# Goal
Tally the lines of the listing that contain the string "this". Give the number and nothing else.
(begin)
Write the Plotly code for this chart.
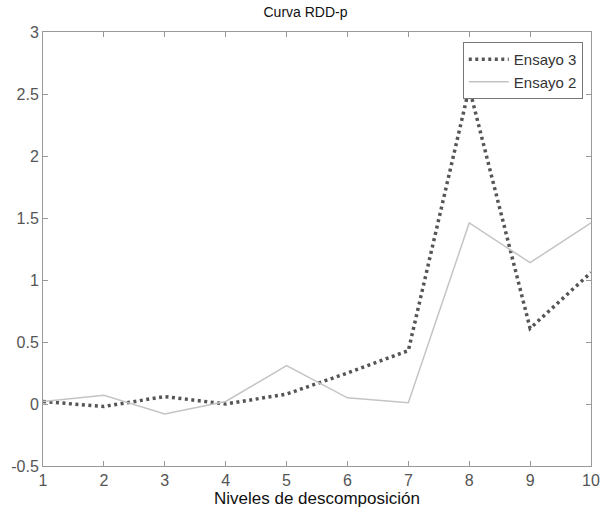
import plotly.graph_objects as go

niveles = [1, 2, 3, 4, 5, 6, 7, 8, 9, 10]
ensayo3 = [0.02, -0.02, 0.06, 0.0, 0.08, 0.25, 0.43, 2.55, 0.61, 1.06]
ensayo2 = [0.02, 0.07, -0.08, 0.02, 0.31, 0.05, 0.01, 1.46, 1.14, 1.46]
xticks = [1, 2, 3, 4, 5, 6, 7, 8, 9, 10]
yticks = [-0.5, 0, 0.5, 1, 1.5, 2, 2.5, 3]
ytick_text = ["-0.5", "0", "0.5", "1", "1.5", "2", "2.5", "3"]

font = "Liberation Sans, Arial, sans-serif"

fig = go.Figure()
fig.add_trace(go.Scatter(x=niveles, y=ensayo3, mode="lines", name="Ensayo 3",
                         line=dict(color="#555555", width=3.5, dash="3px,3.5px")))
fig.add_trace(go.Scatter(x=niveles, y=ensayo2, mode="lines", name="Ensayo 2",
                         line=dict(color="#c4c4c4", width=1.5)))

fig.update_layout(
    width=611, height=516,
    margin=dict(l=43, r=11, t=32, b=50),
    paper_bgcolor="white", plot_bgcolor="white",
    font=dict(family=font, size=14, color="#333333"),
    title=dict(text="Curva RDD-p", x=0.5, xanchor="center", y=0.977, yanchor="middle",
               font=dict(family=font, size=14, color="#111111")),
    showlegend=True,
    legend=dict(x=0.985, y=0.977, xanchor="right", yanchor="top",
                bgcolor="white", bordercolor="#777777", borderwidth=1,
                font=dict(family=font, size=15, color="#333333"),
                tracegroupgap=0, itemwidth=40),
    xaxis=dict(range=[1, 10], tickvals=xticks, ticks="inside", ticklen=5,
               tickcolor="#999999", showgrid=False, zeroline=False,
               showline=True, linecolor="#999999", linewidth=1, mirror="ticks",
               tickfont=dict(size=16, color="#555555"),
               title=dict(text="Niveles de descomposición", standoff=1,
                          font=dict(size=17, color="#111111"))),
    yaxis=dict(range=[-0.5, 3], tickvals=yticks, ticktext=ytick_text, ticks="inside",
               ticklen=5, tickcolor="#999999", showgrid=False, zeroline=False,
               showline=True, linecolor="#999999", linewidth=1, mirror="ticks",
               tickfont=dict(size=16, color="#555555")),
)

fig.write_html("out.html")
(end)
(begin)
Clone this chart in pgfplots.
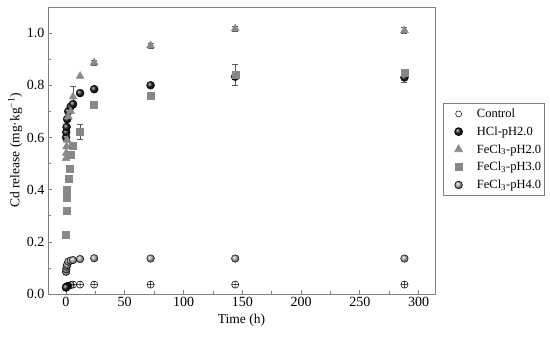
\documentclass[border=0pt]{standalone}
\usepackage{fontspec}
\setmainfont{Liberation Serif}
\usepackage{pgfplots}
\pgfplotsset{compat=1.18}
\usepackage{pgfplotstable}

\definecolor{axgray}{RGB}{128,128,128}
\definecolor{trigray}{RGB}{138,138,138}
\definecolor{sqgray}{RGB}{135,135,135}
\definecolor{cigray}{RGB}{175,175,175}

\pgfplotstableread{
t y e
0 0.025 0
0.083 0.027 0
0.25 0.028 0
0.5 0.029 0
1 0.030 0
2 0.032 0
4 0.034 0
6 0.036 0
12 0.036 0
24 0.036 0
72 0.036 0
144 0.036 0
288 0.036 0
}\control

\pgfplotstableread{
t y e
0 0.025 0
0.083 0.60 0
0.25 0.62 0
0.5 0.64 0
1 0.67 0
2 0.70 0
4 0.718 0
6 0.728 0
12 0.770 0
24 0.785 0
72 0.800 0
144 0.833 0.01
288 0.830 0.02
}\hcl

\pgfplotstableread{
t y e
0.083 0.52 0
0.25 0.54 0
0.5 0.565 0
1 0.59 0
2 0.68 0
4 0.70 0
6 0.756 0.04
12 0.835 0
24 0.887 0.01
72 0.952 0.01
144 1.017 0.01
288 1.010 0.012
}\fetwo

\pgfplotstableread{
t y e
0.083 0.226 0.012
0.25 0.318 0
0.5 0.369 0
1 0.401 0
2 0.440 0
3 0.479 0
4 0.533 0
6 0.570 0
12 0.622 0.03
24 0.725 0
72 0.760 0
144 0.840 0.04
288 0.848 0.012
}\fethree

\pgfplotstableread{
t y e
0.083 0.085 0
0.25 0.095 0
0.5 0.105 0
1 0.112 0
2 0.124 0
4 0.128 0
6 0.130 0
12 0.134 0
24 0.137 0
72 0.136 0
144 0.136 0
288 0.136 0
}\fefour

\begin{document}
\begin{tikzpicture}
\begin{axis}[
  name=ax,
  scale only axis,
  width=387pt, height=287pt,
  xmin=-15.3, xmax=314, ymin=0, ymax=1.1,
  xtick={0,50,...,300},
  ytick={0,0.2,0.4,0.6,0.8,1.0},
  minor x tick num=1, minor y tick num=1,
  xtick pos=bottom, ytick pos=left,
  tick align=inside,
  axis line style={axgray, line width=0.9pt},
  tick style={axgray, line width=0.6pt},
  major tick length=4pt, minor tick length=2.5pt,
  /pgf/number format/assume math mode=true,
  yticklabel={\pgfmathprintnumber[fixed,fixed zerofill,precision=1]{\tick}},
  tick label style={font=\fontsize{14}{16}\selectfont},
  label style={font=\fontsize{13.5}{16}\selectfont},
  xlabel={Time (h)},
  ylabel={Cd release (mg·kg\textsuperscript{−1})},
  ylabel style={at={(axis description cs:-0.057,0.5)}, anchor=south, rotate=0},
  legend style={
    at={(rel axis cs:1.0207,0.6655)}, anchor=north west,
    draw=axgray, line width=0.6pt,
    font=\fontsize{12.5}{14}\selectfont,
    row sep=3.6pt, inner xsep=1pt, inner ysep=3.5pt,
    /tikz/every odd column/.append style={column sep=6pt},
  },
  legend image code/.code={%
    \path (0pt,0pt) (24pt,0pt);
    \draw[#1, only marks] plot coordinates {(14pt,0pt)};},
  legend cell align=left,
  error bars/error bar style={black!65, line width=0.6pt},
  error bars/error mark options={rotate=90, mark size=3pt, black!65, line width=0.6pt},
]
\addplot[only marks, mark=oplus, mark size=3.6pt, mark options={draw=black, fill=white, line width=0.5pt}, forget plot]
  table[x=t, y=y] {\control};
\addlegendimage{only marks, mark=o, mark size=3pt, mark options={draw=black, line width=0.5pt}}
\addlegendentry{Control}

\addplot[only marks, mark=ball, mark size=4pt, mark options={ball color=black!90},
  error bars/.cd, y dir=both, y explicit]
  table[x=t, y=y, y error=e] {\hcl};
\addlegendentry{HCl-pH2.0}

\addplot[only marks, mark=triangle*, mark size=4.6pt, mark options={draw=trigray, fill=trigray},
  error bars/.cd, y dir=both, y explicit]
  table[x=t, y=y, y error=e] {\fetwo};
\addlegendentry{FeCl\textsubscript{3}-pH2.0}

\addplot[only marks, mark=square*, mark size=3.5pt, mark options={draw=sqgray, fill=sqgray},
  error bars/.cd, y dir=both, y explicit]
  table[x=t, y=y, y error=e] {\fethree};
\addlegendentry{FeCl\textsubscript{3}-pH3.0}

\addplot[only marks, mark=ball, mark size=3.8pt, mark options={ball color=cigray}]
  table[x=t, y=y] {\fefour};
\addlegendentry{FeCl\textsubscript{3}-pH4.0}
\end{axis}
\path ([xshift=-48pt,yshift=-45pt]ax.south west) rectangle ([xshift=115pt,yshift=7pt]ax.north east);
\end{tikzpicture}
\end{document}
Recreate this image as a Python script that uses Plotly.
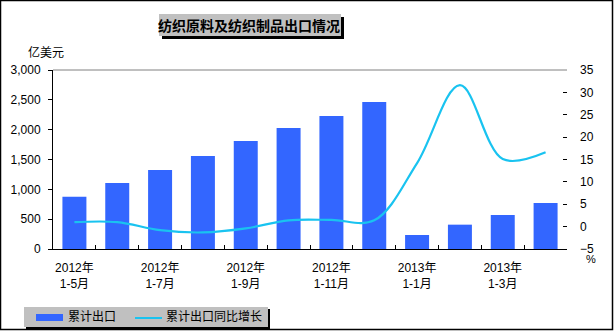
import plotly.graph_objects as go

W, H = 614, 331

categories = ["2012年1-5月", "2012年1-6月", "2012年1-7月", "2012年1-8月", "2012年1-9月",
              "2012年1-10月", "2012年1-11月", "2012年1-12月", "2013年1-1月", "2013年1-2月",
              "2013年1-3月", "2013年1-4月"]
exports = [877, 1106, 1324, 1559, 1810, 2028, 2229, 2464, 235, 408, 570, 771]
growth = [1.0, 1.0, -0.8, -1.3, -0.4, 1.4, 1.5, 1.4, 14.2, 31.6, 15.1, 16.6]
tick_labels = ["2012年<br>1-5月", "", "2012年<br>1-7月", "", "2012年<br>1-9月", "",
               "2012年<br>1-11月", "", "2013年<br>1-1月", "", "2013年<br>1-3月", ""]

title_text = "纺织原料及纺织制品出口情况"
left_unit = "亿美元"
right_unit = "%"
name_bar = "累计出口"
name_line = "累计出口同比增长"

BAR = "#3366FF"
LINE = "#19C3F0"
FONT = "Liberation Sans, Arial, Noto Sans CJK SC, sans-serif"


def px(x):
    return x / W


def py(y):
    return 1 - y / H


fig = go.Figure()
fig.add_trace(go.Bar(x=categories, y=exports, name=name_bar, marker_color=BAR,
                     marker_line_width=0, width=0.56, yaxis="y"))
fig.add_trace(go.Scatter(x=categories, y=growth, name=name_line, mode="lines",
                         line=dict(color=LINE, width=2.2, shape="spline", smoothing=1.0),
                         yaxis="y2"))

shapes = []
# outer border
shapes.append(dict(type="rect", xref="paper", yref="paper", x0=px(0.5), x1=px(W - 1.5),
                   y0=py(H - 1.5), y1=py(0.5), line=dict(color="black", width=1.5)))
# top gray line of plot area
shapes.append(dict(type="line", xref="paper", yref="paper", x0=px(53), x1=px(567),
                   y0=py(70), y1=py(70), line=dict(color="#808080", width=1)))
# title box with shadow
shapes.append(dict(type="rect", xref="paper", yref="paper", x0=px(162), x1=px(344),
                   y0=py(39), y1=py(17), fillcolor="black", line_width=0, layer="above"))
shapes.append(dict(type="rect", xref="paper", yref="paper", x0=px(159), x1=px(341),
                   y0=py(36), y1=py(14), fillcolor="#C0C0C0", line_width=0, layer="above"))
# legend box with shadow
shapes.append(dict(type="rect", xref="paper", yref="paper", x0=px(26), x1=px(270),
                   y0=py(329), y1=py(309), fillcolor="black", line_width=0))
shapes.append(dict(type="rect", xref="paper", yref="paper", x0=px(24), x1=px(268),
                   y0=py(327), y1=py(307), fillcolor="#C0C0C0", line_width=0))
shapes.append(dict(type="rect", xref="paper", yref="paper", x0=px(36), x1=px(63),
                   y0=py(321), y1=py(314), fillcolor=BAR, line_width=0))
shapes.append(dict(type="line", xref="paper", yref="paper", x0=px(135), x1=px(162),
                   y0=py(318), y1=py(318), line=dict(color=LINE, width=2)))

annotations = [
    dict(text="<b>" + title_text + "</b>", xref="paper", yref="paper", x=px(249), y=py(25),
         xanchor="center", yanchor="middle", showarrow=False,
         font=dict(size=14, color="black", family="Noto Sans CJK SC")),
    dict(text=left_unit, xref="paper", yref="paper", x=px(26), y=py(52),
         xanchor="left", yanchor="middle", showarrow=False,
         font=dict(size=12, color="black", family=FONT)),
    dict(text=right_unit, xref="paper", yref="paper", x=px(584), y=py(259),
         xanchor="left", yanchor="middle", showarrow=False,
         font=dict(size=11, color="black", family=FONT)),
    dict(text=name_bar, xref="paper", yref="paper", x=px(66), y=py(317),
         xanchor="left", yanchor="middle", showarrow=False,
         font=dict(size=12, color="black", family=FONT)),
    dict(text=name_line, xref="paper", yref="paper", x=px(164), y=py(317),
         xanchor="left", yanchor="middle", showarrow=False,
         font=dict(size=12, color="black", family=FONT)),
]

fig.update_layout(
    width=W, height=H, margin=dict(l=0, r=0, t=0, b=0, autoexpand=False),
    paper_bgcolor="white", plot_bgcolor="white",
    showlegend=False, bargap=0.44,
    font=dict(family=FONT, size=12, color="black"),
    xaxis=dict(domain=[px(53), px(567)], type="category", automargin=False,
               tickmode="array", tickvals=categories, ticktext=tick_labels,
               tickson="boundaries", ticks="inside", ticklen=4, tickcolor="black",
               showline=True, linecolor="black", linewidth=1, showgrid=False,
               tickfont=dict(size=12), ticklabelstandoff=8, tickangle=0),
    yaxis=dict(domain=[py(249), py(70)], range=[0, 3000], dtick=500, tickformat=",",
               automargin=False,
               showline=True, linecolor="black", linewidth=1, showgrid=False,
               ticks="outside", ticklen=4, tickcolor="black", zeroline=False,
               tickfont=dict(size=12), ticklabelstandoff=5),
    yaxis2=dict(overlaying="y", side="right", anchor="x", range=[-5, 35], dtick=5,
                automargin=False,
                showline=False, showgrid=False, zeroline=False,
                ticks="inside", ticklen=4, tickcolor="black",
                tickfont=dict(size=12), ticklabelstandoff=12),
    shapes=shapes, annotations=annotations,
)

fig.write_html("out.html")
(end)
# The completed task
3